The bird moves in waters, especially lake waters that are placid. The water symbolically stands for our consciousness and the lake itself for a limited consciousness such as ours. Brahma moves in our consciousness on his vehicle hamsa and purifies it with his touch and grace.

Shri Saraswathi, the consort of Brahma is shown riding either hamsa or the peacock. The peacock is a graceful and beautiful bird and is known for its dance before the rain. This denotes that Shri Saraswathi can immensely help those who want to pursue art and dance. The peacock also eats snakes, which symbolically means that she can help those who are accustomed to eating desires or for a better expression pursuing desires, by providing them with the divine knowledge and learning for which she is famous.

Lord Vishnu is seated on Adi Shesha, the primal serpent god, who represents the desire consciousness in us. Lord Vishnu can help us either to fulfill these desires or control them. When He travels, Lord Vishnu rides on Garuda, the giant bird. The bird represents the human thoughts which can fly in all directions at incredible speed. Lord Vishnu can help us to control our thoughts.

Shri MahaLakshmi rides on an owl called Uluka. The owl is a solitary creature, that remains awake in darkness and asleep during the day time. It rarely trust human beings and seldom seen in the company of any other bird. It in fact stays away from people as if it has no interest in the humanity.

Those who pursue riches should be aware of these negative qualities and pray to Shri Mahalakshmi so that she would inculcate in them the qualities of trust, generosity and social responsibility and would make them popular among people.

She would also help them come out of the darkness of ignorance, avarice and selfishness, which are generally associated with the pursuit of materialism. The owl is also regarded as an inauspicious image by the Hindus, who believe that if an owl visits a house in which people live, it is an ill omen.

Shri Mahalakshmi with her grace can remove all negative, inauspicious and adverse influences from our lives. If some one is suffering from adversity, they should pray to her because she, who controls all ill-omens and adversities can ward them off and bring them prosperity.

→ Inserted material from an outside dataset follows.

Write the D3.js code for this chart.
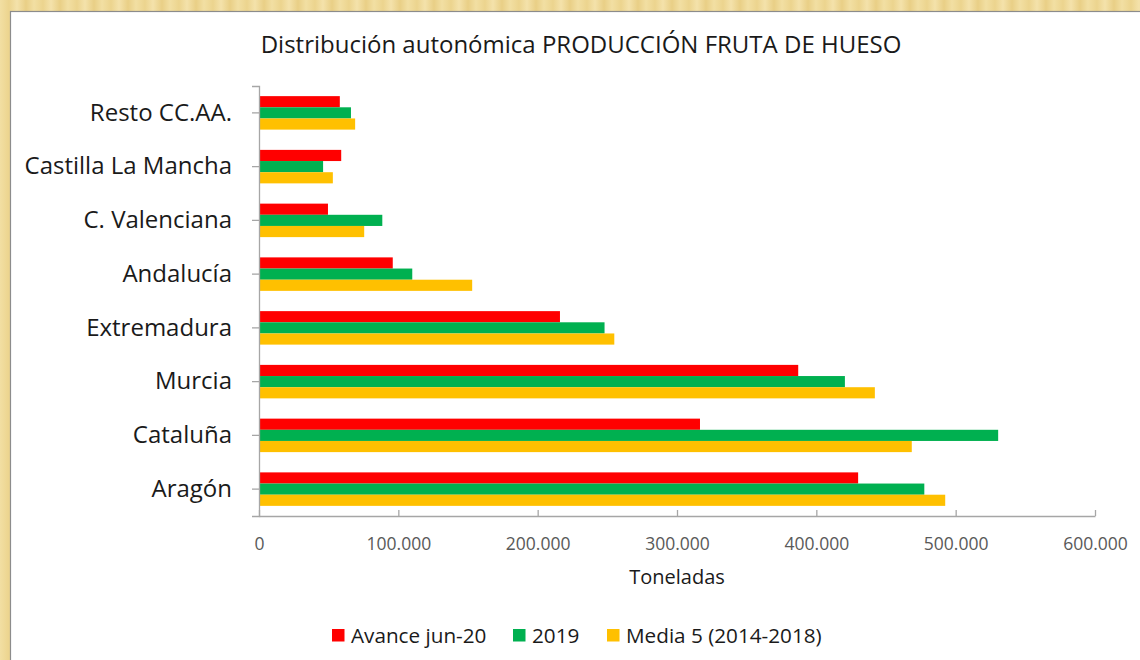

Thus She has rightly been shown as using a rare bird like an owl as her vehicle.

Lord Siva rides the Bull, Nandi, which stands for the bullying, aggressive, blind and brute power in man. It also stands for unbridled sexual energy, kama. Only Lord Siva can help us control these and transform them.

His consort Shri Parvathi, variously called Uma, Chandi, Durga or Kali uses lion as her vehicle. Lion stands for cruelty, mercilessness, anger, violence and hostility towards other beings. Pravathi with her grace can help man to control all these qualities in him and become an enlightened being like Lord Siva.

Ganapathi uses as his carrier a very small mouse, which represents the fear and nervousness in man, the feeling of doubt and weakness that overwhelm us before we start a venture. By praying to Ganapathi, his devotees can overcome such feelings from their minds and go about their task confidently, with the assured feeling that Vignaraja (Lord of obstacles) alone can remove obstacles from our minds.

Thus we can see that the vehicles of the gods have great symbolic significance and are actually the energies on which they have absolute control. By praying to them we can also learn to control these energies in ourselves.